How do you know it’s a costume

Lucy McKenzie

How do you know it’s a costume if it’s just a pair of black trousers and a white shirt?

You know because it’s made of cheap nylon, and it’s sold as a complete set in a bag, with a picture of the manga character it corresponds to on the front. The same goes for a tracksuit with JAPAN written like the FILA logo across the front, or a school uniform with a fake Harris Tweed scarf included. The closest analogy might be a novelty outfit from a sex shop, or a costume for Carnival or Halloween. But the ready-made manga looks sold in bags are different from these clearly-assigned costumes. Firstly, because they are very well-made. All the printed motifs match perfectly at the seams, and every detail, down to the faux label inside, has been carefully considered. And because of the context in which they are sold: a department store on Otome Road in Ikebukuro, Tokyo, that caters to the Fujoshi subculture of adolescent fan-girls who self-publish and consume homoerotic cartoons featuring their favourite male characters from mainstream manga. As well as the comics and outfits, wigs, make-up, and guides on how to emulate idols like The Prince of Tennis are on sale. They don’t seem to be for participation in public festivals, but for a more private universe.

When does it stop being a costume?

When it’s nice to wear. When it’s constructed from good quality fabric and the design has been refined to flatter your figure. When it’s normalised to fall on the right side of the line. And when you decide it has become something else. The romance of traditional, folk and historical dress has always exercised a strong influence on contemporary fashion. Whether they are satisfying an appetite for exoticism or simply being absorbed into streetwear, for garments to cease functioning as costume they must have their impracticalities stripped out to conform to contem­porary standards of beauty, comfort and price.

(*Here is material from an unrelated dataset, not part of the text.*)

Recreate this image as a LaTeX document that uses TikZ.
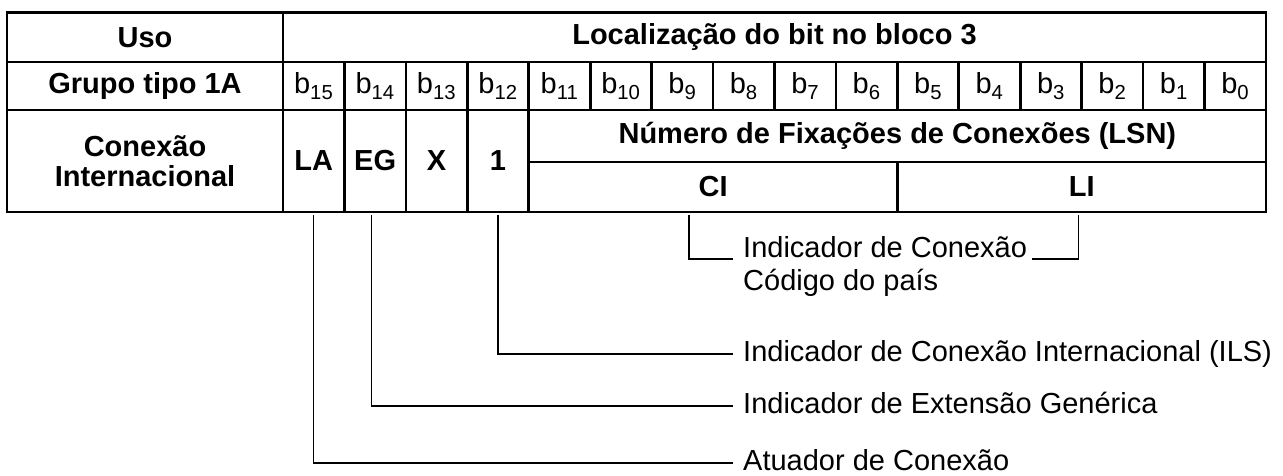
\documentclass[tikz,border=0pt]{standalone}
\usepackage{fontspec}
\setmainfont{Liberation Sans}
\usepackage{tikz}
\usetikzlibrary{calc}

\newcommand{\bigfont}{\fontsize{29}{33}\selectfont}
\def\bw{61.4375}

\begin{document}
\begin{tikzpicture}[x=1pt, y=-1pt,
	cell/.style={draw, line width=2.7pt, inner sep=0pt, outer sep=0pt, anchor=north west, font=\bigfont},
	head/.style={cell, font=\bigfont\bfseries},
	lbl/.style={anchor=base west, inner sep=0pt, font=\bigfont},
	conn/.style={line width=1.3pt}]

	\useasboundingbox (0,0) rectangle (1283,475);

	\coordinate (T) at (7,12.7);
	\coordinate (B) at (283,12.7);

	% first two rows
	\node[head, minimum width=276pt, minimum height=49.3pt] (uso) at (T) {Uso};
	\node[head, minimum width=983pt, minimum height=49.3pt] (loc) at (B) {Localização do bit no bloco 3};
	\node[head, minimum width=276pt, minimum height=48pt] (grupo) at ($(T)+(0,49.3)$) {Grupo tipo 1A};
	\foreach \i in {0,...,15}
		\node[cell, minimum width=\bw pt, minimum height=48pt] (b\i) at ($(B)+({(15-\i)*\bw},49.3)$) {b\textsubscript{\i}};

	% third row
	\node[head, minimum width=276pt, minimum height=102pt, align=center, font=\fontsize{29}{30}\selectfont\bfseries] (conexao) at ($(T)+(0,97.3)$) {Conexão\\Internacional};
	\node[head, minimum width=\bw pt, minimum height=102pt] (la) at (b15.south west) {LA};
	\node[head, minimum width=\bw pt, minimum height=102pt] (eg) at (b14.south west) {EG};
	\node[head, minimum width=\bw pt, minimum height=102pt] (x) at (b13.south west) {X};
	\node[head, minimum width=\bw pt, minimum height=102pt] (one) at (b12.south west) {1};
	\node[head, minimum width={12*\bw pt}, minimum height=52pt] (lsn) at (b11.south west) {Número de Fixações de Conexões (LSN)};
	\node[head, minimum width={6*\bw pt}, minimum height=50pt] (ci) at (lsn.south west) {CI};
	\node[head, minimum width={6*\bw pt}, minimum height=50pt] (li) at (lsn.south) {LI};

	% labels
	\node[lbl] (ind) at (743,257) {Indicador de Conexão};
	\node[lbl] (pais) at (743,290) {Código do país};
	\node[lbl] (ils) at (743,361) {Indicador de Conexão Internacional (ILS)};
	\node[lbl] (ext) at (743,413) {Indicador de Extensão Genérica};
	\node[lbl] (atu) at (743,470) {Atuador de Conexão};

	\draw[conn] ([xshift=-24pt, yshift=-3pt]ci.south) |- ([xshift=-10pt, yshift=-2pt]ind.base west);
	\draw[conn] ([xshift=-3pt, yshift=-3pt]li.south) |- ([xshift=5pt, yshift=-2pt]ind.base east);
	\draw[conn] ([yshift=-3pt]one.south) |- ([xshift=-10pt, yshift=7pt]ils.base west);
	\draw[conn] ([xshift=-4pt, yshift=-3pt]eg.south) |- ([xshift=-10pt, yshift=7pt]ext.base west);
	\draw[conn] ([yshift=-3pt]la.south) |- ([xshift=-10pt, yshift=7pt]atu.base west);

\end{tikzpicture}
\end{document}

When Atelier E.B decided to produce a series of neo-classical nylon tracksuits, it was the issue of costume that preoccupied us: the elasticity of the term, and how much we wanted, like our Fujoshi sisters, to conceal the special status the garments had for us. Adolf Loos claimed that nineteenth-century English tailoring was a cloak beneath which the bourgeois gentleman should hide his individualism (and perversions) from the public eye. Now tracksuits and trainers are standard units of dress, democratic and anonymous. But for us they contain as much folkloric fantasy as any kimono, and a comparable level of sexual charge. Analogous issues arose for the elements of the collection that resemble school uniform: a mundane black skirt, grey v-neck and polo-shirt are un­spectacular, but their suggestion of a uniform titillates the subconscious. By contrast, our lingerie, made in collaboration with the Belgian company Carine Gilson, is not meant to evoke the sensuality of the boudoir. Carine Gilson epitomises master craftsmanship, and we combine it with our less refined pieces to destabilise brand consistency, as well as work with one of our heroes.

Why are you more likely to see a glamour model in a football strip than a professional woman athlete?

Because the Football Association effectively banned women’s football for 50 years. Migration in fashion reflects cultural change: masculine attire being assimilated by women, the influence of outsiders on the majority, and sportswear’s never-ceasing stylistic expansion in all directions. The lack of support for women’s football is an example of a silent norm, and this irrationality is increasingly transparent. Like the Breton shirts and yellow waxed cagoules that would be useless if one was actually sailing, Atelier E.B’s sportswear is not for use at the gym. We sponsor Leith Athletic Ladies All Ages Team, and their uniform, like any other football shirt, has a remarkable effect on the opposite sex. It works better than a push-up bra.

Did you get permission to make Charles Rennie Mackintosh jewellery?

No we didn’t, but neither did the companies who originally produced ‘Mockintosh’ in the 1980s and 90s. Mockintosh jewellery was well-designed and well-made, kept the local silversmithing industry alive, and is genuinely specific to Glasgow. It re­presents an alternative narrative in Scottish design, but because it was consumed mainly by women, and because its authenticity is questionable, it has never been designated as a legitimate represen­tation of Glasgow’s famed local culture.

What is Scottish style?

In the heightened political awareness provoked by the vote for Scottish independence in 2014, this seemed an issue that was worth exploring inde­pend­ently of the hierarchies and institutions that usually shape its definition. The loyalists waving Union Jacks made Rangers Football Club strips even more unfashionable. The Scotsman newspaper went the way of the Paisley shawl. The Royal Bank of Scotland’s ‘RBS’ logo on Scottish rugby shirts became an icon of hypocrisy at a time when the company was threatening to move its headquarters abroad if Scotland chose independence. A viable future felt like one that did not pander to romantic clichés from either the left or the right. Scottish style should remain uncommodifiable, but to ignore it would be wrong. There is Scottish heraldry in The Inventors of Tradition II, but it is rendered in pixels, like a hieroglyph on the threshold of offence.